= Collected data =
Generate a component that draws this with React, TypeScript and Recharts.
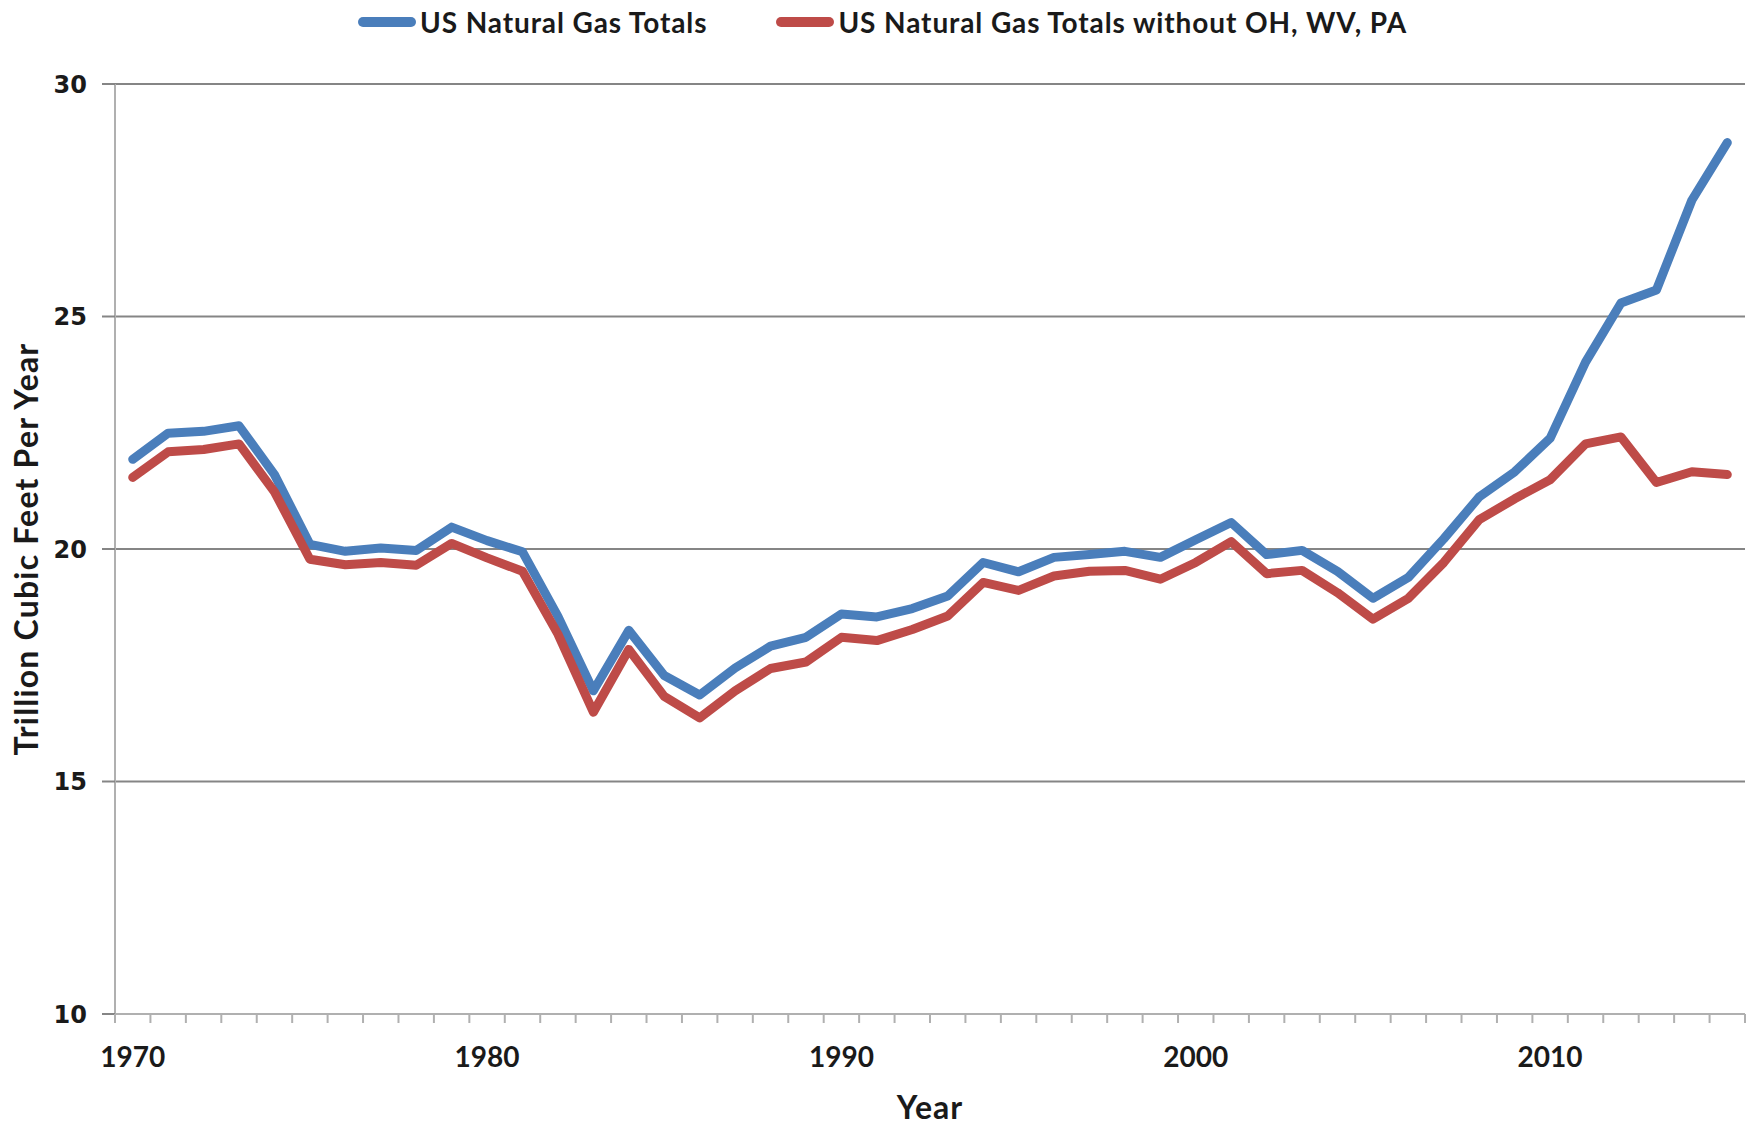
import React from 'react';
import { LineChart, Line, XAxis, YAxis, CartesianGrid, Legend } from 'recharts';

const years = [
  1970, 1971, 1972, 1973, 1974, 1975, 1976, 1977, 1978, 1979,
  1980, 1981, 1982, 1983, 1984, 1985, 1986, 1987, 1988, 1989,
  1990, 1991, 1992, 1993, 1994, 1995, 1996, 1997, 1998, 1999,
  2000, 2001, 2002, 2003, 2004, 2005, 2006, 2007, 2008, 2009,
  2010, 2011, 2012, 2013, 2014, 2015,
];

const usTotals = [
  21.93, 22.49, 22.53, 22.65, 21.6, 20.1, 19.95, 20.02, 19.97, 20.47,
  20.18, 19.94, 18.55, 16.95, 18.25, 17.28, 16.86, 17.44, 17.91, 18.1,
  18.6, 18.54, 18.72, 18.99, 19.71, 19.51, 19.82, 19.88, 19.95, 19.82,
  20.2, 20.57, 19.88, 19.97, 19.52, 18.94, 19.39, 20.22, 21.12, 21.66,
  22.38, 24.02, 25.29, 25.57, 27.5, 28.74,
];

const usWithoutOhWvPa = [
  21.54, 22.09, 22.14, 22.26, 21.23, 19.78, 19.66, 19.71, 19.65, 20.12,
  19.81, 19.52, 18.17, 16.49, 17.84, 16.83, 16.37, 16.95, 17.43, 17.57,
  18.1, 18.03, 18.27, 18.56, 19.28, 19.11, 19.42, 19.52, 19.54, 19.35,
  19.71, 20.16, 19.47, 19.54, 19.06, 18.49, 18.94, 19.71, 20.63, 21.08,
  21.49, 22.26, 22.41, 21.43, 21.66, 21.6,
];

const yTicks = [10, 15, 20, 25, 30];
const xLabelYears = [1970, 1980, 1990, 2000, 2010];

const seriesNames = ['US Natural Gas Totals', 'US Natural Gas Totals without OH, WV, PA'];
const seriesColors = ['#4a7ebb', '#be4b48'];

const data = years.map((year, i) => ({
  year,
  total: usTotals[i],
  without: usWithoutOhWvPa[i],
}));

const boundaryTicks = [...years.map((y) => y - 0.5), years[years.length - 1] + 0.5];
const xTicks = [...boundaryTicks, ...xLabelYears];

const GRID = '#858585';
const AXIS = '#b0b0b0';
const TEXT = '#1a1a1a';
const CAL = 'Lato, "Open Sans", sans-serif';

const XTick = (props: any) => {
  const { x, y, payload } = props;
  const v = payload.value as number;
  if (Number.isInteger(v)) {
    return (
      <text
        x={x}
        y={y + 42}
        textAnchor="middle"
        dominantBaseline="central"
        fontFamily={CAL}
        fontWeight={700}
        fontSize={28}
        fill={TEXT}
      >
        {v}
      </text>
    );
  }
  return <line x1={x} x2={x} y1={y} y2={y + 9} stroke={AXIS} strokeWidth={2} />;
};

const LegendContent = () => (
  <div
    style={{
      height: 84,
      display: 'flex',
      alignItems: 'flex-start',
      paddingLeft: 358,
      boxSizing: 'border-box',
      fontFamily: CAL,
      fontWeight: 700,
      fontSize: 28,
      letterSpacing: 0.9,
      color: TEXT,
    }}
  >
    {seriesNames.map((name, i) => (
      <div
        key={name}
        style={{
          display: 'flex',
          alignItems: 'center',
          height: 28,
          marginTop: 8,
          marginRight: i === 0 ? 69 : 0,
          whiteSpace: 'nowrap',
        }}
      >
        <div
          style={{
            width: 58,
            height: 10,
            borderRadius: 5,
            background: seriesColors[i],
            marginRight: 4,
          }}
        />
        <span style={{ lineHeight: '28px' }}>{name}</span>
      </div>
    ))}
  </div>
);

export default function App() {
  return (
    <div style={{ position: 'absolute', left: 0, top: 0, background: '#fff' }}>
      <LineChart
        width={1753}
        height={1128}
        data={data}
        margin={{ top: 0, right: 8, bottom: 0, left: 0 }}
      >
        <Legend
          verticalAlign="top"
          align="left"
          content={<LegendContent />}
          wrapperStyle={{ left: 0, top: 0, width: 1753, height: 84 }}
        />
        <CartesianGrid
          vertical={false}
          stroke={GRID}
          strokeWidth={2}
          horizontalValues={yTicks}
        />
        <XAxis
          dataKey="year"
          type="number"
          domain={[1969.5, 2015.5]}
          ticks={xTicks}
          interval={0}
          height={114}
          tickLine={false}
          tickSize={0}
          tickMargin={0}
          axisLine={{ stroke: AXIS, strokeWidth: 2 }}
          tick={<XTick />}
          label={{
            content: (p: any) => {
              const vb = p.viewBox || { x: 115, width: 1630, y: 1014 };
              return (
                <text
                  x={vb.x + vb.width / 2}
                  y={1106}
                  textAnchor="middle"
                  dominantBaseline="central"
                  fontFamily={CAL}
                  fontWeight={700}
                  fontSize={32}
                  letterSpacing={1}
                  fill={TEXT}
                >
                  Year
                </text>
              );
            },
          }}
        />
        <YAxis
          type="number"
          domain={[10, 30]}
          ticks={yTicks}
          width={115}
          tickSize={13}
          tickMargin={15}
          tickLine={{ stroke: GRID, strokeWidth: 2 }}
          axisLine={{ stroke: AXIS, strokeWidth: 2 }}
          tick={{ fontFamily: '"DejaVu Sans", sans-serif', fontWeight: 700, fontSize: 24, fill: TEXT }}
          label={{
            content: (p: any) => {
              const vb = p.viewBox || { y: 84, height: 930 };
              const cy = vb.y + vb.height / 2;
              return (
                <text
                  x={25}
                  y={cy}
                  transform={`rotate(-90 25 ${cy})`}
                  textAnchor="middle"
                  dominantBaseline="central"
                  fontFamily={CAL}
                  fontWeight={700}
                  fontSize={32}
                  letterSpacing={1.2}
                  fill={TEXT}
                >
                  Trillion Cubic Feet Per Year
                </text>
              );
            },
          }}
        />
        <Line
          type="linear"
          dataKey="total"
          name={seriesNames[0]}
          stroke={seriesColors[0]}
          strokeWidth={9}
          strokeLinejoin="round"
          strokeLinecap="round"
          dot={false}
          activeDot={false}
          isAnimationActive={false}
        />
        <Line
          type="linear"
          dataKey="without"
          name={seriesNames[1]}
          stroke={seriesColors[1]}
          strokeWidth={9}
          strokeLinejoin="round"
          strokeLinecap="round"
          dot={false}
          activeDot={false}
          isAnimationActive={false}
        />
      </LineChart>
    </div>
  );
}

= What you have to do =
Go through the data and gather every line that holds "React".

= Output of the exercise =
Generate a component that draws this with React, TypeScript and Recharts.
import React from 'react';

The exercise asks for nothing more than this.